Эставиа болезненно поморщилась, а Фостер ухмыльнулся.

— Так вот оно что! А я-то никак не соображу… Ты пыталась спрятать от меня книгу, но сегодня утром я подсмотрел название и поразился: это был любовный роман! Джулия, но ты никогда не читаешь любовных романов!

Эставиа вздохнула.

— Не читала. Раньше. Но вдруг подумала… как тосклива моя жизнь. Фразы из моего дневника… те, которые я, как была уверена, надиктовала сама, заронили некие семена…

Она осеклась и медленно опустила голову.

— Хотя Рихтер наверняка сможет рассказать вам больше, все и так легко объяснимо, — начал я. — Сила убеждения вещь сама по себе поразительная, но особенно действенна, когда человек твердо уверен, что идея возникла в его собственном мозгу.

Входящие блоки информации имели один источник, тот же самый, куда шли сигналы с медицинского монитора: Риктер.

— Ну… — протянул Риктер, — Джулия, Эд, я не вижу причин расстраиваться. Все совершенно невинно. Я всего лишь экспериментировал. Был уверен, что Джулия питает тайные желания, и добавления в дневник только подкрепили их.

Из горла Эетавиа вырвалось хриплое рычание. Эд расплылся в улыбке:

— Ну же, Джулия, перестань. Я вполне понимаю твои чувства и согласен, что со стороны Аллина это неэтично и даже незаконно. Но, в конце концов, ничего страшного не произошло.

Я проворно сменил кассету.

— Рад слышать, что вы так считаете, Эд. Значит, сможете спокойно выслушать эту запись. Учтите, она проигрывалась в вашей квартире.

На этот раз зазвучала довольно сносная имитация голоса Фостера, с инструкциями боту Фостера заказать и установить как можно больше зеркал во всех помещениях квартиры.

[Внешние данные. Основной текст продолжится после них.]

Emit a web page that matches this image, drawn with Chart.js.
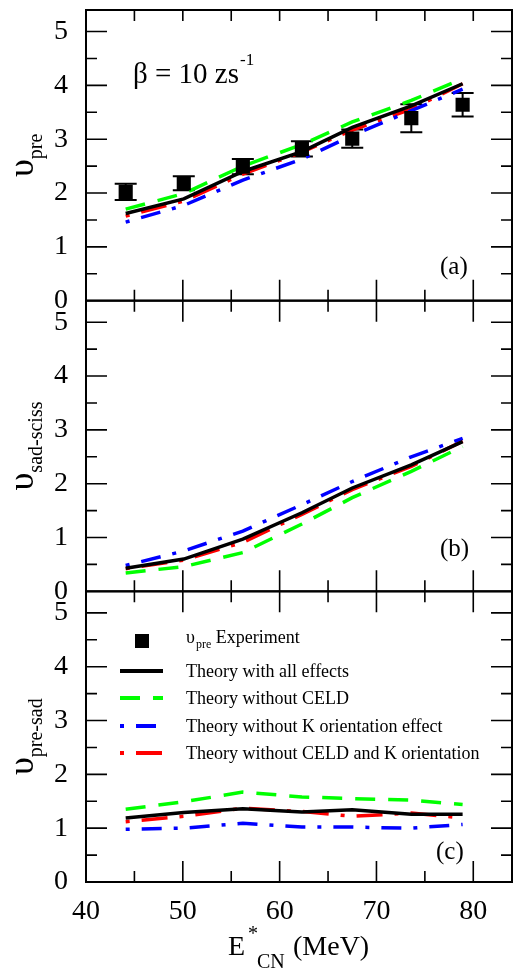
<!DOCTYPE html>
<html>
<head>
<meta charset="utf-8">
<script src="https://cdn.jsdelivr.net/npm/chart.js@4.4.1/dist/chart.umd.min.js"></script>
<style>
  html, body { margin: 0; padding: 0; background: #fff; }
  canvas { display: block; }
</style>
</head>
<body>
<canvas id="nu" width="522" height="970"></canvas>
<script>
// excitation energies E*CN (MeV)
const energies = [44.1, 50.1, 56.2, 62.3, 67.5, 73.6, 78.9];

// (a) pre-scission multiplicity
const expPre = [2.02, 2.18, 2.49, 2.82, 3.01, 3.39, 3.64];
const expErr = [0.15, 0.13, 0.14, 0.14, 0.17, 0.26, 0.22];
const preAll = [1.62, 1.89, 2.40, 2.77, 3.22, 3.62, 4.03];
const preNoCeld = [1.70, 1.99, 2.50, 2.90, 3.32, 3.72, 4.12];
const preNoK = [1.46, 1.77, 2.24, 2.63, 3.07, 3.53, 3.93];
const preNoBoth = [1.57, 1.85, 2.35, 2.76, 3.17, 3.56, 4.03];

// (b) saddle-to-scission
const sadAll = [0.43, 0.60, 0.97, 1.46, 1.92, 2.35, 2.78];
const sadNoCeld = [0.34, 0.46, 0.72, 1.25, 1.74, 2.23, 2.69];
const sadNoK = [0.48, 0.75, 1.12, 1.61, 2.04, 2.50, 2.84];
const sadNoBoth = [0.42, 0.58, 0.91, 1.43, 1.89, 2.32, 2.79];

// (c) pre-saddle
const presadAll = [1.19, 1.29, 1.36, 1.30, 1.34, 1.26, 1.26];
const presadNoCeld = [1.35, 1.49, 1.67, 1.58, 1.55, 1.52, 1.44];
const presadNoK = [0.98, 1.00, 1.09, 1.02, 1.02, 1.00, 1.07];
const presadNoBoth = [1.12, 1.22, 1.37, 1.31, 1.22, 1.28, 1.19];

const xTicks = [40, 50, 60, 70, 80];
const yTicks = [0, 1, 2, 3, 4, 5];

const SERIF = "'Liberation Serif', 'Times New Roman', serif";

const styles = {
  all: { color: '#000000', dash: [] },
  noCeld: { color: '#00ff00', dash: [20, 13] },
  noK: { color: '#0000ff', dash: [4, 12, 20, 12] },
  noBoth: { color: '#ff0000', dash: [4, 12, 26, 12] },
};

function pts(ys) {
  return energies.map((x, i) => ({ x: x, y: ys[i] }));
}

function line(ys, axis, st) {
  return {
    data: pts(ys), yAxisID: axis,
    borderColor: st.color, backgroundColor: st.color, borderDash: st.dash,
    borderWidth: 3.5, pointRadius: 0, tension: 0, fill: false,
  };
}

function yScale() {
  return {
    type: 'linear', position: 'left', stack: 'v', stackWeight: 1,
    min: 0, max: 5.4,
    grid: { display: false }, border: { display: false },
    ticks: { font: { family: SERIF, size: 28 }, color: '#000', padding: 10, autoSkip: false },
    afterBuildTicks: s => { s.ticks = yTicks.map(v => ({ value: v })); },
    afterFit: s => { s.width = 86; s.paddingTop = 0; s.paddingBottom = 0; },
  };
}

// text with sub/superscripts, parts drawn left to right
function rich(ctx, x, y, parts, measureOnly) {
  let cx = x;
  parts.forEach(p => {
    ctx.font = p.size + 'px ' + SERIF;
    if (!measureOnly) ctx.fillText(p.t, cx + (p.dx || 0), y + (p.dy || 0));
    cx += ctx.measureText(p.t).width + (p.dx || 0);
  });
  return cx - x;
}

const decor = {
  id: 'decor',
  beforeDatasetsDraw(chart) {
    // error bars for experiment
    const ctx = chart.ctx, xs = chart.scales.x, ys = chart.scales.ya;
    ctx.save();
    ctx.strokeStyle = '#000';
    ctx.lineWidth = 2;
    ctx.beginPath();
    energies.forEach((e, i) => {
      const px = xs.getPixelForValue(e);
      const lo = ys.getPixelForValue(expPre[i] - expErr[i]);
      const hi = ys.getPixelForValue(expPre[i] + expErr[i]);
      ctx.moveTo(px, lo); ctx.lineTo(px, hi);
      ctx.moveTo(px - 11, lo); ctx.lineTo(px + 11, lo);
      ctx.moveTo(px - 11, hi); ctx.lineTo(px + 11, hi);
    });
    ctx.stroke();
    ctx.restore();
  },
  afterDraw(chart) {
    const ctx = chart.ctx, xs = chart.scales.x, a = chart.chartArea;
    ctx.save();
    ctx.strokeStyle = '#000';
    ctx.fillStyle = '#000';
    ['ya', 'yb', 'yc'].forEach((id, k) => {
      const s = chart.scales[id];
      ctx.lineWidth = 2;
      ctx.strokeRect(a.left, s.top, a.right - a.left, s.bottom - s.top);
      ctx.lineWidth = 1.6;
      ctx.beginPath();
      for (let v = 0.5; v < 5.4; v += 0.5) {
        const py = s.getPixelForValue(v);
        const len = Number.isInteger(v) ? 21 : 11;
        ctx.moveTo(a.left, py); ctx.lineTo(a.left + len, py);
        ctx.moveTo(a.right, py); ctx.lineTo(a.right - len, py);
      }
      for (let v = 45; v <= 80; v += 5) {
        const px = xs.getPixelForValue(v);
        const len = v % 10 === 0 ? 21 : 11;
        ctx.moveTo(px, s.bottom); ctx.lineTo(px, s.bottom - len);
        ctx.moveTo(px, s.top); ctx.lineTo(px, s.top + (k === 0 ? 11 : len));
      }
      ctx.stroke();
    });

    // y axis titles
    const titles = [
      { id: 'ya', sub: 'pre' },
      { id: 'yb', sub: 'sad-sciss' },
      { id: 'yc', sub: 'pre-sad' },
    ];
    titles.forEach(t => {
      const s = chart.scales[t.id];
      const parts = [{ t: 'υ', size: 36 }, { t: t.sub, size: 20, dy: 9 }];
      ctx.save();
      ctx.translate(33, (s.top + s.bottom) / 2);
      ctx.rotate(-Math.PI / 2);
      ctx.textBaseline = 'alphabetic';
      const w = rich(ctx, 0, 0, parts, true);
      rich(ctx, -w / 2, 0, parts);
      ctx.restore();
    });

    ctx.textBaseline = 'alphabetic';
    // beta annotation
    rich(ctx, 133, 83, [{ t: 'β = 10 zs', size: 29 }, { t: '-1', size: 17, dy: -18, dx: 1 }]);

    // panel letters
    ctx.font = '25px ' + SERIF;
    ctx.fillText('(a)', 440, 274);
    ctx.fillText('(b)', 440, 556);
    ctx.fillText('(c)', 436, 859);

    // x axis title
    rich(ctx, 228, 955, [{ t: 'E', size: 28 }]);
    rich(ctx, 248, 940, [{ t: '*', size: 20 }]);
    rich(ctx, 257, 968, [{ t: 'CN', size: 20 }]);
    rich(ctx, 293, 955, [{ t: '(MeV)', size: 28 }]);

    // legend
    const rows = [
      { y: 677, st: styles.all, label: 'Theory with all effects' },
      { y: 704, st: styles.noCeld, label: 'Theory without CELD' },
      { y: 732, st: styles.noK, label: 'Theory without K orientation effect' },
      { y: 759, st: styles.noBoth, label: 'Theory without CELD and K orientation' },
    ];
    ctx.fillRect(135, 634, 14, 14);
    rich(ctx, 186, 643, [{ t: 'υ', size: 18 }, { t: 'pre', size: 12, dy: 5, dx: 1 }, { t: ' Experiment', size: 18 }]);
    rows.forEach(r => {
      ctx.save();
      ctx.strokeStyle = r.st.color;
      ctx.lineWidth = 4;
      ctx.setLineDash(r.st.dash);
      ctx.beginPath();
      ctx.moveTo(120, r.y - 6);
      ctx.lineTo(163, r.y - 6);
      ctx.stroke();
      ctx.restore();
      ctx.font = '18px ' + SERIF;
      ctx.fillText(r.label, 186, r.y);
    });
    ctx.restore();
  },
};

new Chart(document.getElementById('nu'), {
  type: 'line',
  data: {
    datasets: [
      {
        data: pts(expPre), yAxisID: 'ya', showLine: false,
        pointStyle: 'rect', pointRadius: 10, pointBorderWidth: 0,
        backgroundColor: '#000', borderColor: '#000',
      },
      line(preAll, 'ya', styles.all),
      line(preNoCeld, 'ya', styles.noCeld),
      line(preNoK, 'ya', styles.noK),
      line(preNoBoth, 'ya', styles.noBoth),
      line(sadAll, 'yb', styles.all),
      line(sadNoCeld, 'yb', styles.noCeld),
      line(sadNoK, 'yb', styles.noK),
      line(sadNoBoth, 'yb', styles.noBoth),
      line(presadAll, 'yc', styles.all),
      line(presadNoCeld, 'yc', styles.noCeld),
      line(presadNoK, 'yc', styles.noK),
      line(presadNoBoth, 'yc', styles.noBoth),
    ],
  },
  options: {
    responsive: false,
    animation: false,
    devicePixelRatio: 1,
    layout: { padding: { left: 0, right: 6, top: 5, bottom: 0 } },
    plugins: { legend: { display: false }, tooltip: { enabled: false } },
    scales: {
      x: {
        type: 'linear', position: 'bottom', min: 40, max: 84,
        grid: { display: false }, border: { display: false },
        ticks: { font: { family: SERIF, size: 28 }, color: '#000', padding: 5, maxRotation: 0, autoSkip: false },
        afterBuildTicks: s => { s.ticks = xTicks.map(v => ({ value: v })); },
        afterFit: s => { s.height = 88; s.paddingLeft = 0; s.paddingRight = 0; },
      },
      // left stacked axes are laid out last-defined on top
      yc: yScale(),
      yb: yScale(),
      ya: yScale(),
    },
  },
  plugins: [decor],
});
</script>
</body>
</html>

Фостер ошеломленно вытаращил глаза.

— Я удивлялся… я все гадал… но подумал, что это работа менеджеров Массингема. Мне и в голову не пришло спросить, зачем эти зеркала.

Он перевел взгляд с Рихтера на меня, и я заметил, как на его лице промелькнуло нечто вроде страха.

— Но какова цель?!

— Приступить к следующей фазе эксперимента, — усмехнулся я.

— А именно: проигрывать запись в вашей спальне, когда вы спите. Фостер насторожился, как учуявший крысу терьер.

— Запись?

— Совершенно верно.

Я нажал другую клавишу:

— Сообщение, которое повторялось все ночи напролет.

На этот раз голос имел непререкаемый оттенок. Ках у человека, облеченного властью.

— Ты обязан делать пробор слева, — твердил он. — Ни в коем случае не справа. С любым другим пробором ты выглядишь непрофессионально. Только слева. Иначе люди не признают тебя высшим человеческим существом. Волосы любого человека естественно ложатся на одну из сторон. У тебя она слева. Если не станешь зачесывать волосы на естественную сторону, окружающие посчитают тебя глупцом.

Эставиа, в свою очередь, искренне развеселилась.